MINERALOGY IN DRILL CORE FROM HAWAII: AN ANALOG FOR MARS
The Humu’ula Groundwater Research Project (HGRP) drilled their first continuously- cored hole in the saddle region of the big island of Hawaii in March of 2013. The core traverses various sub aerial lava flows, representing the shield-building phase of the island and the lithology is dominantly basalt with varying amounts of plagioclase and olivine phenocrysts. Both pahoehoe and aa textures are identified as well as some explosive units and limited sedimentary units. Logging of HGRP-1 noted that discontinuous alteration became prevalent starting at ~ 1km depth. Over 780 spectra were collected on HGRP-1 from depths of 3190 to 5785 feet in May of 2014, primarily focused on alteration mineralogy. Based on that analysis, 25 cut sections were taken to explore the mineralogy in more detail, and eight of these were examined with the Ultra Compact Imaging Spectrometer (UCIS), yielding spectral mineralogy at ~ 80 μm/pixel.

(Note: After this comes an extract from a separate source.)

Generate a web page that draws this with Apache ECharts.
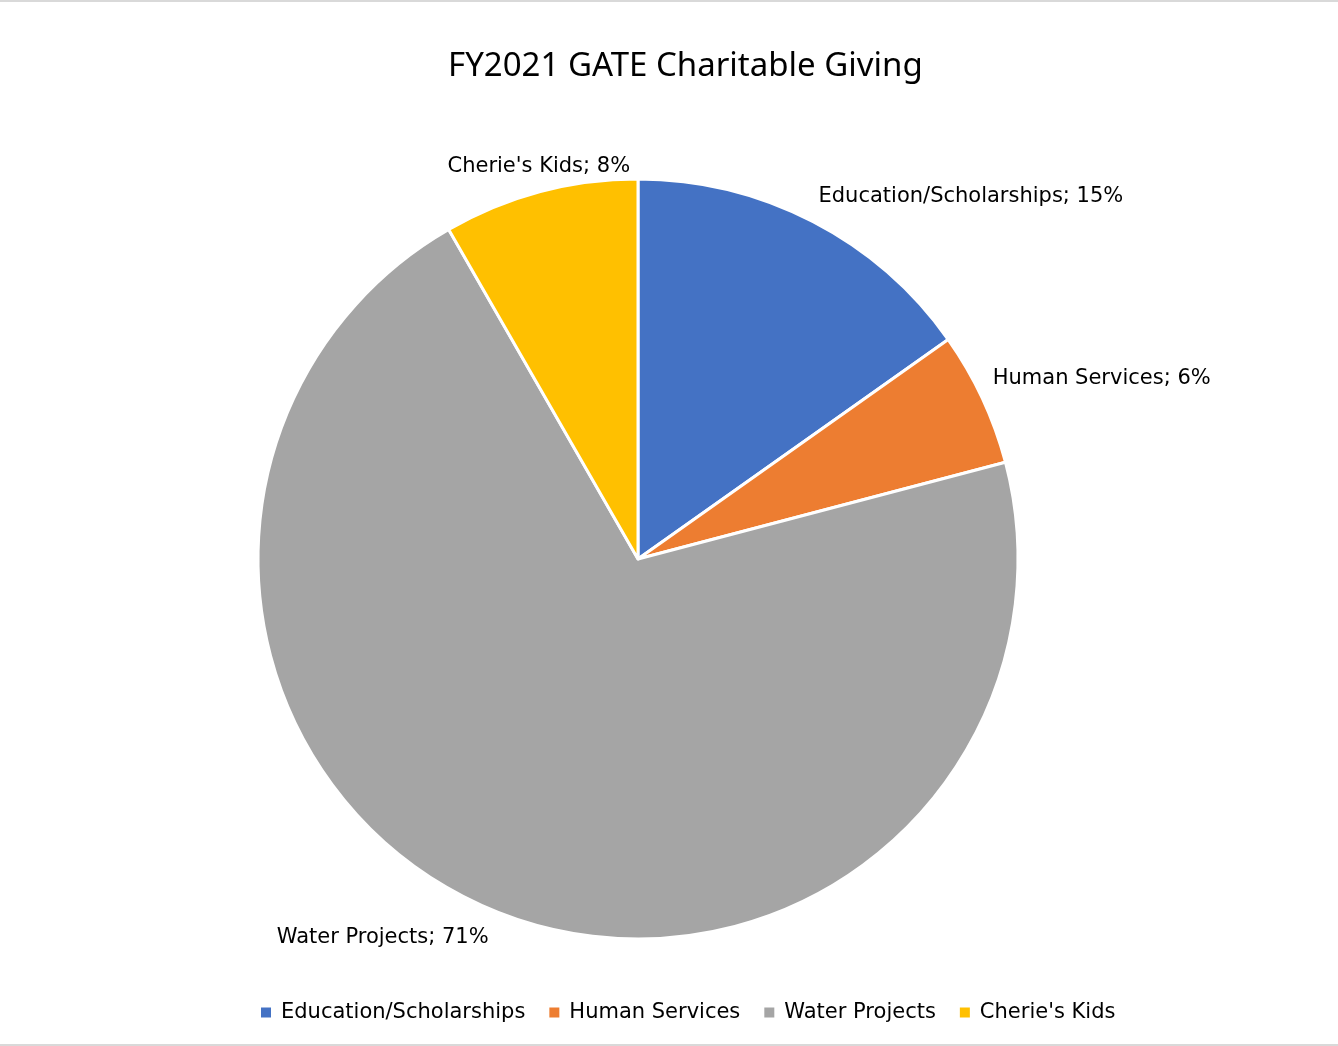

The data show both notable changes in the primary mafic mineralogy and alteration suites that include a variety of Mg-Fe clay minerals and several types of zeolites, all phases that have been identified as crustal alteration products on Mars. This presentation will focus on the changes in mafic mineralogy identified in the bulk spectra and cut sections. A companion abstract focuses on the alteration products. Vertical variation in plagioclase and pyroxene composition is noted, and in the high resolution data, unaltered olivine and pyroxene phenocrysts occur in the groundmass adjacent to highly altered vugs, and are preserved throughout the section surveyed. Given the limited alteration and abundant preservation of olivine to depths of 1.5 km, the core may be representative of near- or sub-surface alteration in moderate pH environments on Mars.